§ Challenge: Your output is the lines from the first one to the one containing "positive = induktiv", repeated exactly, with images left out.

── Source material ──

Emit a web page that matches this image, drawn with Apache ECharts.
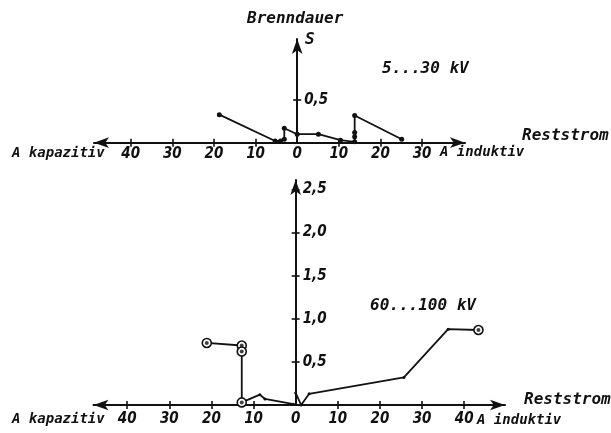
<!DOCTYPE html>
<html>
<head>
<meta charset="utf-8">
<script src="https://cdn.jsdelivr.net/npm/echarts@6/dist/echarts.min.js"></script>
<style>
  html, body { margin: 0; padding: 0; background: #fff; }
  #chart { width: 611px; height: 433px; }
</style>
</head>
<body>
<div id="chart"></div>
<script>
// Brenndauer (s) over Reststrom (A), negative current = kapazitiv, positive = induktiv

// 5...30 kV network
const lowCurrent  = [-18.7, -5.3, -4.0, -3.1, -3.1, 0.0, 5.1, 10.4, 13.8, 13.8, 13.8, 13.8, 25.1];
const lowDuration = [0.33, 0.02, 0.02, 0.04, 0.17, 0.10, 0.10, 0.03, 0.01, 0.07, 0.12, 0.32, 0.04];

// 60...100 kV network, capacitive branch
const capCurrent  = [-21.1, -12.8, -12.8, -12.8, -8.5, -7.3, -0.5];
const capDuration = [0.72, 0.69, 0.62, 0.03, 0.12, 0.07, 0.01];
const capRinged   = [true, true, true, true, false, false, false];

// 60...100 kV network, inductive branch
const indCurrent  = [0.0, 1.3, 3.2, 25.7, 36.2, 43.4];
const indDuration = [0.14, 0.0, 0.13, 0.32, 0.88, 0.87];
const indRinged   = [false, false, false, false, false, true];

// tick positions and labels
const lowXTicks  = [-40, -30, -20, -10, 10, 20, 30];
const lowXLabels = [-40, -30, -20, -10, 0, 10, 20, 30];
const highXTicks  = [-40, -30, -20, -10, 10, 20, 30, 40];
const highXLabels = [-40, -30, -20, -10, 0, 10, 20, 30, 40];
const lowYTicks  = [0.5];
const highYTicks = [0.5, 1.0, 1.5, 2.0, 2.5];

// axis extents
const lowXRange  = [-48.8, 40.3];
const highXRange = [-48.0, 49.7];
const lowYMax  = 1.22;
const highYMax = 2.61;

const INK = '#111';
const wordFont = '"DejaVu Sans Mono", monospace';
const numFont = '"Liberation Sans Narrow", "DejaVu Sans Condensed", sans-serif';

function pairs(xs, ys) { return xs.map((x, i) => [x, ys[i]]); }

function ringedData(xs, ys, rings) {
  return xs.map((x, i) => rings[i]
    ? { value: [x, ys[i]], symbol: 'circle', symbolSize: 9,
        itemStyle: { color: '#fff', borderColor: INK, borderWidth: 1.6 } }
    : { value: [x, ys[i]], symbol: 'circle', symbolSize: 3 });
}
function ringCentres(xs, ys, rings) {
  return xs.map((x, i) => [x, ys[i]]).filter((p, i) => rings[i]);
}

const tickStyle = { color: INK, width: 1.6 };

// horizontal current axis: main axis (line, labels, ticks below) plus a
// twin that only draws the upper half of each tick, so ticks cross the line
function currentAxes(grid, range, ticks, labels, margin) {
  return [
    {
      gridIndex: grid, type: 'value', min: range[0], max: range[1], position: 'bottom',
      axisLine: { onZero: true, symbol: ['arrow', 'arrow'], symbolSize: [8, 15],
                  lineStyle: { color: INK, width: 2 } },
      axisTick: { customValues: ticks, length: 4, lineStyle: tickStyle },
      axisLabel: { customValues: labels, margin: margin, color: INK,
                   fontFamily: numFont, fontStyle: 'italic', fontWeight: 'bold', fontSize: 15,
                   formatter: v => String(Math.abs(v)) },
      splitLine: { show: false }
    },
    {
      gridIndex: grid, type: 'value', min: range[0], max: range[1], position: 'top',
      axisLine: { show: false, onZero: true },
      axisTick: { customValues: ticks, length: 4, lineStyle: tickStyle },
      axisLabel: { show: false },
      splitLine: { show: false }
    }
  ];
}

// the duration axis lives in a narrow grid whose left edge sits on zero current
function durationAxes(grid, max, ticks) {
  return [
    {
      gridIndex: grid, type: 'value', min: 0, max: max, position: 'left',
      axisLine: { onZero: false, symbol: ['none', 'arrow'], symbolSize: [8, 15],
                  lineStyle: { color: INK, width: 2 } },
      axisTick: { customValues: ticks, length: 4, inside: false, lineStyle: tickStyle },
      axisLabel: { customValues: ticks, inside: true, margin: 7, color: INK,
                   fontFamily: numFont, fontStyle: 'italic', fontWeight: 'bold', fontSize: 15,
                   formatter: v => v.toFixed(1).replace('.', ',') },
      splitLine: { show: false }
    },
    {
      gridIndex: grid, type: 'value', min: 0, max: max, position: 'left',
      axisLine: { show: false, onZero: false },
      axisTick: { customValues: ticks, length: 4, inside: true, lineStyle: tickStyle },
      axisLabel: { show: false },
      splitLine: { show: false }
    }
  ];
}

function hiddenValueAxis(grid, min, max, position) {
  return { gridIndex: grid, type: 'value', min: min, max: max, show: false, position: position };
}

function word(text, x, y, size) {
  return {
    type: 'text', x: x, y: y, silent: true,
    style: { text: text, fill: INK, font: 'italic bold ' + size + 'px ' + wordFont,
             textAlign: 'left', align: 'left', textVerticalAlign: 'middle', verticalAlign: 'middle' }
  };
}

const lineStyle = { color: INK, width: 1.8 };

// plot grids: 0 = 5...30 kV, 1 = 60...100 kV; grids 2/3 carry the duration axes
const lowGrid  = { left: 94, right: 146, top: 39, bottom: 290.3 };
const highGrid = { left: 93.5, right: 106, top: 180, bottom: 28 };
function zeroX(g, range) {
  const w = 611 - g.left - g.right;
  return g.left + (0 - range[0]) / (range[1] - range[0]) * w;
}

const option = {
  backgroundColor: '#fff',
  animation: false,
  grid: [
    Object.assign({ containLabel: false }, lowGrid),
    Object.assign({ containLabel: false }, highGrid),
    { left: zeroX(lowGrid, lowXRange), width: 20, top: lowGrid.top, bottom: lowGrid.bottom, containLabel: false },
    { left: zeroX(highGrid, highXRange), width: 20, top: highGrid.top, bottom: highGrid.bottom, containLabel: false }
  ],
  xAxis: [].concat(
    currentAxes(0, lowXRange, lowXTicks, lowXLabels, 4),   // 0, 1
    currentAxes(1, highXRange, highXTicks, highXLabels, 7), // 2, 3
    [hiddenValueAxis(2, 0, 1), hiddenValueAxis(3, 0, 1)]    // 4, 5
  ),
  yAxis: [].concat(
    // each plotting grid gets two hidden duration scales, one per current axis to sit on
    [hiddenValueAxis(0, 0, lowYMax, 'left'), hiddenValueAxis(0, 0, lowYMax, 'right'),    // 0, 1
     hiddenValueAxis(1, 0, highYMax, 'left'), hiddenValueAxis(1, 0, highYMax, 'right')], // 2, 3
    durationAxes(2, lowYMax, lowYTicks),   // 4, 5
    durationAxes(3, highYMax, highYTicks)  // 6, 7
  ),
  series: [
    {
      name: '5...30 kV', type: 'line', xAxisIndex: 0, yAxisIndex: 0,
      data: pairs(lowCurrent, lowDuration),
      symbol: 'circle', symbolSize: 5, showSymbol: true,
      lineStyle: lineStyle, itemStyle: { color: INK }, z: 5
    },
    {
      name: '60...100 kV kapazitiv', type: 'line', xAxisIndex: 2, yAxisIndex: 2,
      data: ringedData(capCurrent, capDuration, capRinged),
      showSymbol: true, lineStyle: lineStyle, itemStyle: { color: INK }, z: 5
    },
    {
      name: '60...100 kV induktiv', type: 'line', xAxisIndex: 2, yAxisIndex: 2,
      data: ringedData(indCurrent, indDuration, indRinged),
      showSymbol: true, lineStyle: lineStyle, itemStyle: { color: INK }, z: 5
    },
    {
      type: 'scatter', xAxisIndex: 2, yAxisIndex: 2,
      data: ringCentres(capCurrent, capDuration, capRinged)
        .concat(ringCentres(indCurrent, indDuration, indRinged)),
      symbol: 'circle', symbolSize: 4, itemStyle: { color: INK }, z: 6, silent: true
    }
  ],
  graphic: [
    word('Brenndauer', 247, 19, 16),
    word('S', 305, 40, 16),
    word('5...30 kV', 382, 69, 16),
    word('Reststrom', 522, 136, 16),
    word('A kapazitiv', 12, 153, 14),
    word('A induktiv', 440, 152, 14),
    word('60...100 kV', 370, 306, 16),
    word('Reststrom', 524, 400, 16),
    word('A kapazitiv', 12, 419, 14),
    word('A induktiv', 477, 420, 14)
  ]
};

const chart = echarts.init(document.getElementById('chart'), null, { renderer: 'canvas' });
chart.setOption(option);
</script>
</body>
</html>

───

§ Output for this task:
Emit a web page that matches this image, drawn with Apache ECharts.
<!DOCTYPE html>
<html>
<head>
<meta charset="utf-8">
<script src="https://cdn.jsdelivr.net/npm/echarts@6/dist/echarts.min.js"></script>
<style>
  html, body { margin: 0; padding: 0; background: #fff; }
  #chart { width: 611px; height: 433px; }
</style>
</head>
<body>
<div id="chart"></div>
<script>
// Brenndauer (s) over Reststrom (A), negative current = kapazitiv, positive = induktiv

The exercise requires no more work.